* Requirement
Copy exactly, and only, the lines starting at the line with "Give me the matplotlib source for this chart." and ending at the line with "90, 95, 100]". Leave every picture out of the copy.
-- START OF Working data --
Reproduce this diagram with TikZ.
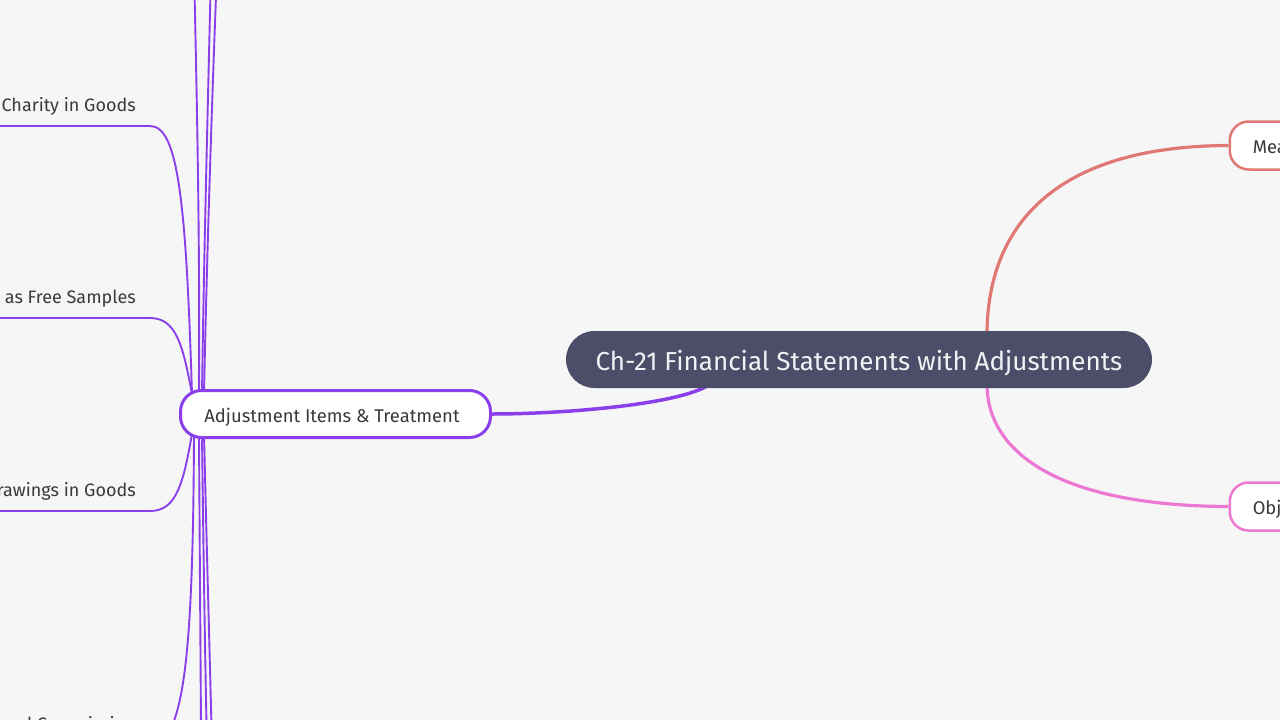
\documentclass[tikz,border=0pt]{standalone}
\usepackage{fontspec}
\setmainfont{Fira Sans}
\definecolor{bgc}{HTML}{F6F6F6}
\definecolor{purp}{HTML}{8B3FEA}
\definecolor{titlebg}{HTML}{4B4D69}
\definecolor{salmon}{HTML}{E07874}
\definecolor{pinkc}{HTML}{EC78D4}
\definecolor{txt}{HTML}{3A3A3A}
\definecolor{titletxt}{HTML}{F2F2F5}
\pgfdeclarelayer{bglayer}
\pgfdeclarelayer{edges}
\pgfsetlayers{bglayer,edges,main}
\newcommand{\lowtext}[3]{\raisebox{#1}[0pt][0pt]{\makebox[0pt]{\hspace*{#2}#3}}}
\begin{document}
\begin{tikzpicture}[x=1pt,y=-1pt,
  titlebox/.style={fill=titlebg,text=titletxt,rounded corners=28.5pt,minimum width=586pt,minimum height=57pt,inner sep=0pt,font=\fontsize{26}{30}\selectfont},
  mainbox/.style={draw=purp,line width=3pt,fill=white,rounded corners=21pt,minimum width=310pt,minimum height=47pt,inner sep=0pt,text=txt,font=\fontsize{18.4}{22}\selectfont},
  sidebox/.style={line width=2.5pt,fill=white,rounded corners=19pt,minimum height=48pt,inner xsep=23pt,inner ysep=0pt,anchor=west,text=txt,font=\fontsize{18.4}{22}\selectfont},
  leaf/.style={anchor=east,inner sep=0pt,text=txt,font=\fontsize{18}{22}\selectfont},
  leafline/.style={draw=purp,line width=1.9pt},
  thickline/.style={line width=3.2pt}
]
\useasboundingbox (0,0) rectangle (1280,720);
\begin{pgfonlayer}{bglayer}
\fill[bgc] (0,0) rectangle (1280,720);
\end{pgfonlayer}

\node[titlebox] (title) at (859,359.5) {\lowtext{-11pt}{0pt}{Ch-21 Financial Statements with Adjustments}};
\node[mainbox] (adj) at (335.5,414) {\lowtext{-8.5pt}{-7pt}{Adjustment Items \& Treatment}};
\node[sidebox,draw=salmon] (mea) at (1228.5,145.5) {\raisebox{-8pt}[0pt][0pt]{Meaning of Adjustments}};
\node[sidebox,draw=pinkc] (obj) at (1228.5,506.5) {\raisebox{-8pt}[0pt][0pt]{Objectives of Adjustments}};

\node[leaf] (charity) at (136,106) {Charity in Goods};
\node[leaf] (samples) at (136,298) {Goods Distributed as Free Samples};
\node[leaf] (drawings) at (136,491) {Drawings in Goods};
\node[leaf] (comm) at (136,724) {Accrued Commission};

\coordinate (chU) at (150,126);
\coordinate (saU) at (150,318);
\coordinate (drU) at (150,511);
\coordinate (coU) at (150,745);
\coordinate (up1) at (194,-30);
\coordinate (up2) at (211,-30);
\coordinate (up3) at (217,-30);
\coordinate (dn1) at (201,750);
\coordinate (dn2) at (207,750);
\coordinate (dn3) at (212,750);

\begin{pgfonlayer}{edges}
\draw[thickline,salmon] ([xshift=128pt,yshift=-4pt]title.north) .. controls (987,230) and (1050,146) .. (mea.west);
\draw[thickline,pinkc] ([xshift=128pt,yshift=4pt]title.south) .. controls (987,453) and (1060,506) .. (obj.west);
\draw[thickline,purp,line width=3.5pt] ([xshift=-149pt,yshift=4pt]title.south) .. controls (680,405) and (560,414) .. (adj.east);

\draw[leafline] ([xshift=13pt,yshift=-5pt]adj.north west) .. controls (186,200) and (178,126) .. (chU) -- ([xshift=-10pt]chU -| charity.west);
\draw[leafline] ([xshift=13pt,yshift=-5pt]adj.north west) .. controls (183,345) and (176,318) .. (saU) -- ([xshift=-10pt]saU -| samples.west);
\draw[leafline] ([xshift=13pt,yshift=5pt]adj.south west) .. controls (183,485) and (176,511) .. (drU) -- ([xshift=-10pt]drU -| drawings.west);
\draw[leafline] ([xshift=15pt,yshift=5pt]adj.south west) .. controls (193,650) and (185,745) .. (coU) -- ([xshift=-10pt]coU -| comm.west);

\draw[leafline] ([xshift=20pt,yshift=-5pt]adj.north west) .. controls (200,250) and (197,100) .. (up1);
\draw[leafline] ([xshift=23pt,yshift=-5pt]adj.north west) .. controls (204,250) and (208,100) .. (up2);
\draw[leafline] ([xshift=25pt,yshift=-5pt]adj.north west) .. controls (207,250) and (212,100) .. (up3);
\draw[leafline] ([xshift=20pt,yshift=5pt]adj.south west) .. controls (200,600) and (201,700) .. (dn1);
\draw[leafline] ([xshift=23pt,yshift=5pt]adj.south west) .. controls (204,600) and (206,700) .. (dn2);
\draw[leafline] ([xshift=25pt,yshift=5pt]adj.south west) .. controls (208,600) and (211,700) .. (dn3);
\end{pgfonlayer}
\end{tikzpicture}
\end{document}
-- END OF Working data --
-- START OF Working data --
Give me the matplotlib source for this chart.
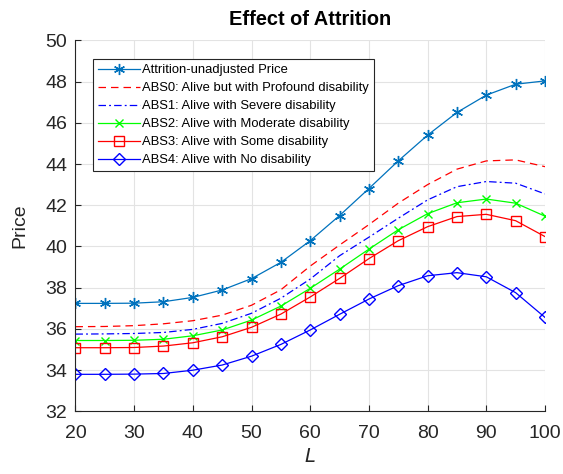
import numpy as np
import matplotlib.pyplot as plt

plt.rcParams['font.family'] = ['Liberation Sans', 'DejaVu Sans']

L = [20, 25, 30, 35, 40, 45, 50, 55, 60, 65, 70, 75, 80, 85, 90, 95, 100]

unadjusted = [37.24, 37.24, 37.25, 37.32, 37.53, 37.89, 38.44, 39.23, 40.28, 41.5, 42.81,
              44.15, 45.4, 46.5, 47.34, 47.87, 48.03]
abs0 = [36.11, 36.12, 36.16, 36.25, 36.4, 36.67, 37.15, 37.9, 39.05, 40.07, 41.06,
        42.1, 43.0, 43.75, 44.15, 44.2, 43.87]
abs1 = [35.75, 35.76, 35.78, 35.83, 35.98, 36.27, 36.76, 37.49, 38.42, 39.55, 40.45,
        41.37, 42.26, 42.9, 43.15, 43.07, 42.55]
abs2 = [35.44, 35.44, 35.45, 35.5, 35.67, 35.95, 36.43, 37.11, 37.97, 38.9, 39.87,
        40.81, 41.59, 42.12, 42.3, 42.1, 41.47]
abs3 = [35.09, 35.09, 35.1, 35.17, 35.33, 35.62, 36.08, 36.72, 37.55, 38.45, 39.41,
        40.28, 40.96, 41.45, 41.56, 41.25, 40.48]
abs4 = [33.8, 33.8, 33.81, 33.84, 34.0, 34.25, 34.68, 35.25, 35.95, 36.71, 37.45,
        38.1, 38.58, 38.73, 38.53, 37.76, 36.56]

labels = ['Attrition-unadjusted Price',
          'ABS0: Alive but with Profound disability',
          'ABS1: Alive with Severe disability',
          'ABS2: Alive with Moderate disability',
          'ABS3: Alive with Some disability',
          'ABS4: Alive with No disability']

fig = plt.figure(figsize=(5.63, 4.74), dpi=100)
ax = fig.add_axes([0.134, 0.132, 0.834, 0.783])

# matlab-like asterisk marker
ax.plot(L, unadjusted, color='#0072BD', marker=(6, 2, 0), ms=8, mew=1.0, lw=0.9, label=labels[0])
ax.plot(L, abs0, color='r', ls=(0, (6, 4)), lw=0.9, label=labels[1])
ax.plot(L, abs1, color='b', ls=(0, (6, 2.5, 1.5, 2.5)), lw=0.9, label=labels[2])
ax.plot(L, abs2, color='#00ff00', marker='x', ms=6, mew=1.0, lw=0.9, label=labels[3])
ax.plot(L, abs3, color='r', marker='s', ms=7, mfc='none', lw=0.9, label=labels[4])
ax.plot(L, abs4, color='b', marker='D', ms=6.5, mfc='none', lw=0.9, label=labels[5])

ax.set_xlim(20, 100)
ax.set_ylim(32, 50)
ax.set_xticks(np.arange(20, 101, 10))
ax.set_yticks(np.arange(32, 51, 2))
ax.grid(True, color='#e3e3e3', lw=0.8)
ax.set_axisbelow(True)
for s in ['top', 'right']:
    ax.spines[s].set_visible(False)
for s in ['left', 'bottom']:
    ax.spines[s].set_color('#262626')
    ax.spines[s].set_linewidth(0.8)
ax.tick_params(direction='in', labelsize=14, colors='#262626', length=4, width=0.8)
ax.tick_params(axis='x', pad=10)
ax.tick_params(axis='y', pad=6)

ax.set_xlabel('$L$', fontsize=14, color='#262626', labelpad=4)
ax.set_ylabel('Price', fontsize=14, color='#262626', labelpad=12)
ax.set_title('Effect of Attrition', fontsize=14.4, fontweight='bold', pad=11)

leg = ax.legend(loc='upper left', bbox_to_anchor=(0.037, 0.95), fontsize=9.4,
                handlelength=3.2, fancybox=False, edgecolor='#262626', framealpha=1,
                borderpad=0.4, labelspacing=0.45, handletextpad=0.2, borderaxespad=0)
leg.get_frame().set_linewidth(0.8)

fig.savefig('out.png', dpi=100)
-- END OF Working data --
-- START OF Working data --
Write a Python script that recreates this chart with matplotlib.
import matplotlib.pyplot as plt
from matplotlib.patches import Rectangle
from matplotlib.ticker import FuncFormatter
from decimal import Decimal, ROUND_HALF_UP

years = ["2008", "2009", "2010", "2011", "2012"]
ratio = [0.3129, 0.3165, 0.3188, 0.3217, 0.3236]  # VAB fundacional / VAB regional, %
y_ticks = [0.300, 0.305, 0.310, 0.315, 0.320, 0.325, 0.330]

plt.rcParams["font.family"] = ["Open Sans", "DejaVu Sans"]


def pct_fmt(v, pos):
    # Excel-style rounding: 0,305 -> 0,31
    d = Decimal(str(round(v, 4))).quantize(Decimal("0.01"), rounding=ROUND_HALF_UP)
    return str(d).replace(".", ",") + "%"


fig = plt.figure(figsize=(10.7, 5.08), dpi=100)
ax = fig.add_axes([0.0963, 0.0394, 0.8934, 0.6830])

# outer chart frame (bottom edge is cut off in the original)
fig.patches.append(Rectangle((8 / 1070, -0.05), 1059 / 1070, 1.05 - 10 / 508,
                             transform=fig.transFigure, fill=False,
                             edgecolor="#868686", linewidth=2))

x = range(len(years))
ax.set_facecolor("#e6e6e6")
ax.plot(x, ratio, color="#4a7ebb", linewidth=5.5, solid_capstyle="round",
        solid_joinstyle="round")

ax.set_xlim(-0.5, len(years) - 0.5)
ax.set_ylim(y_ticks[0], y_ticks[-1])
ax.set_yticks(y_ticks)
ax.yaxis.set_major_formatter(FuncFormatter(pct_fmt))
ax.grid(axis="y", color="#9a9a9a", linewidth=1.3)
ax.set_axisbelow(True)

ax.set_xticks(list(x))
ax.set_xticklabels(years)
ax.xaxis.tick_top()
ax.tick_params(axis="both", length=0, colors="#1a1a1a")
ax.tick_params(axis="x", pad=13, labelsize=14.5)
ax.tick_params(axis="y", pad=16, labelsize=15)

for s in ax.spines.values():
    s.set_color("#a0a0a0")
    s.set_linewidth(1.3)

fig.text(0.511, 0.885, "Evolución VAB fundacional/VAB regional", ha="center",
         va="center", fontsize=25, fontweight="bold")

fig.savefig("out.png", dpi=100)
-- END OF Working data --
* Response to the task
Give me the matplotlib source for this chart.
import numpy as np
import matplotlib.pyplot as plt

plt.rcParams['font.family'] = ['Liberation Sans', 'DejaVu Sans']

L = [20, 25, 30, 35, 40, 45, 50, 55, 60, 65, 70, 75, 80, 85, 90, 95, 100]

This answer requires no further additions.